Boşuna mezar başlarına, boşuna ocak kapılarına düşmediler.
Boşuna ülkücü aday yarışında değiller.
Boşuna HAYALİ REİSLİKLER uydurmuyorlar.

Ülkücülük ve milliyetçilik, bu milletin devri geçmez, milli ve çağdaş tek markasıdır.

Bu kıymet ve değerini ister bilelim, ister bilmeyelim bu, tarihin ilk dönemlerinde de böyledir, bundan sonra da böyle kalacaktır.

Çünkü, gücünü Türk milletinden, onun asil ve yüksek değerlerinden alır.

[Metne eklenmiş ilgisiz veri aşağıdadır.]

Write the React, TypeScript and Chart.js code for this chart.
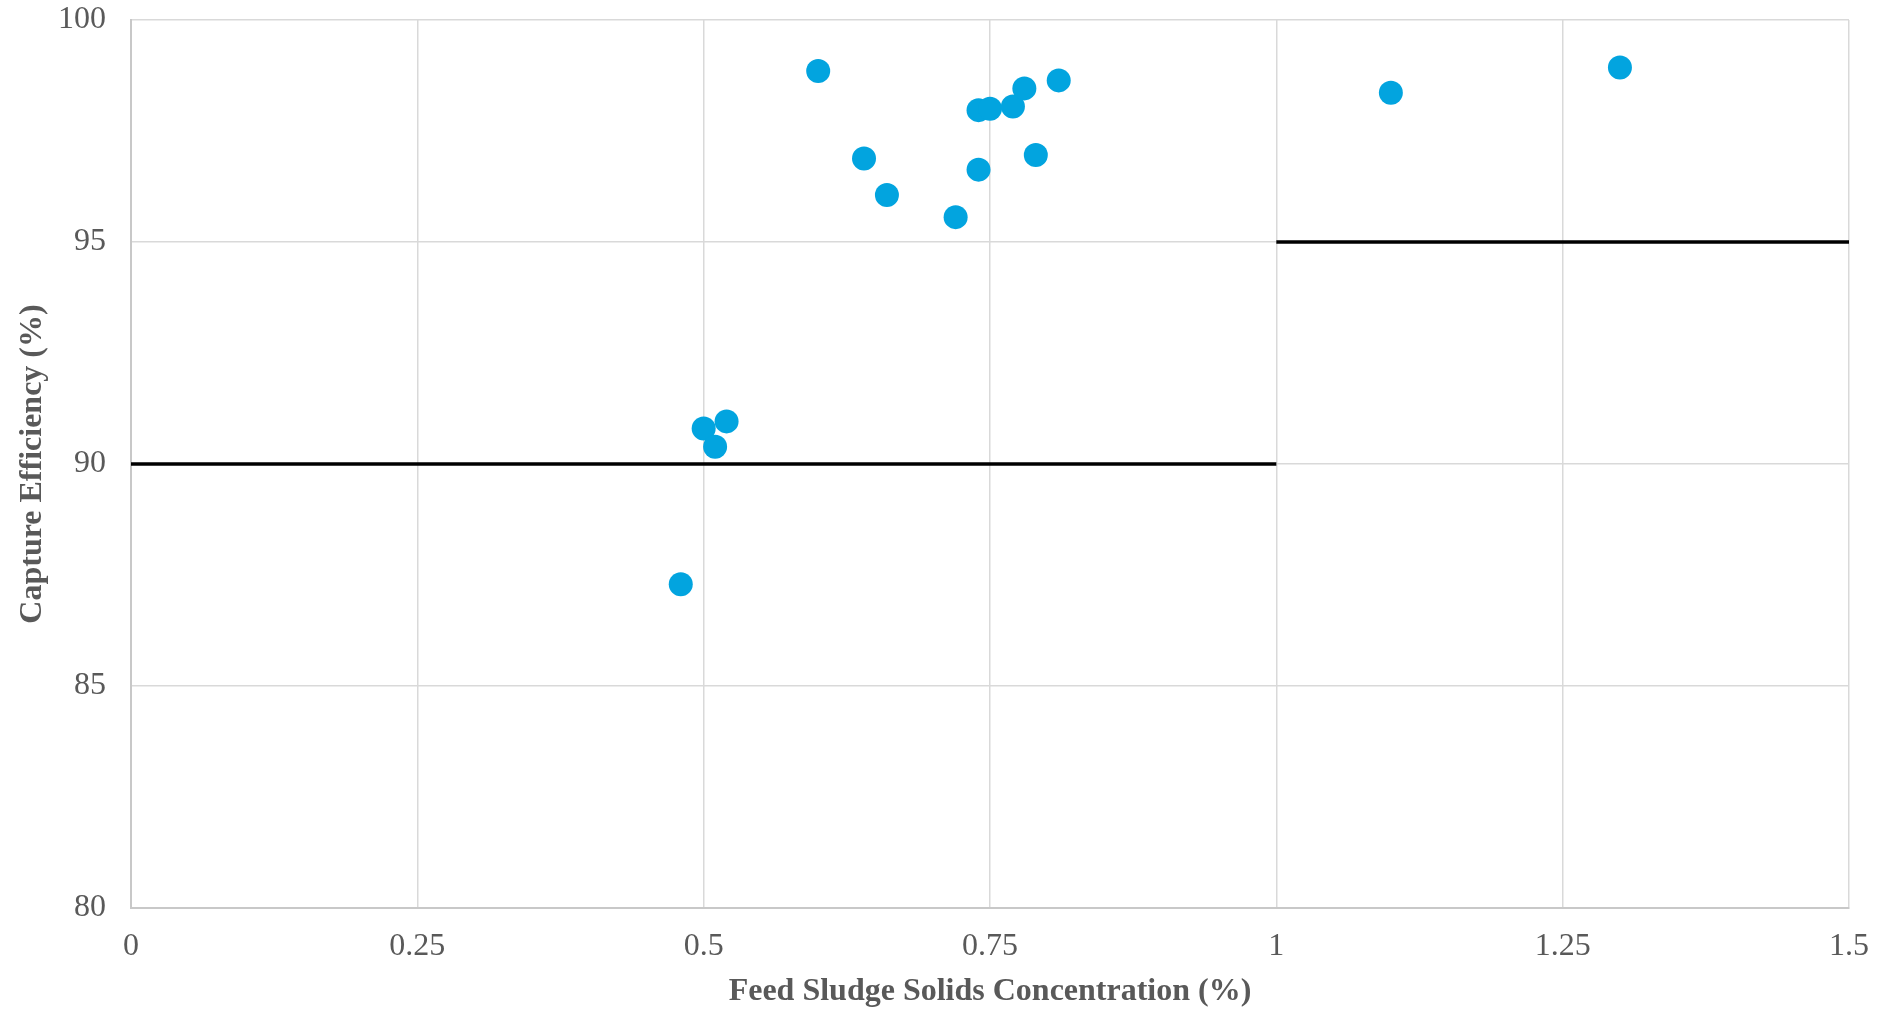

İlmi, ahlakı, adaleti, erdemi, töreyi, istiklal ve istikbale sahip çıkmayı, en zor gününde bile en üst düzeyde yaşatma prensibinden hiç vazgeçmez.

Her zaman düştüğü yerden kalkmasının hikmeti budur.

Yarın istikbalde bizi ayağa kaldıracak güç de budur.

Her türlü iç ve dış düşmana rağmen 
Türkiye’de ki bütün akımlar birer birer yok olurken onun, varlığını her zaman korumasının sebebi budur.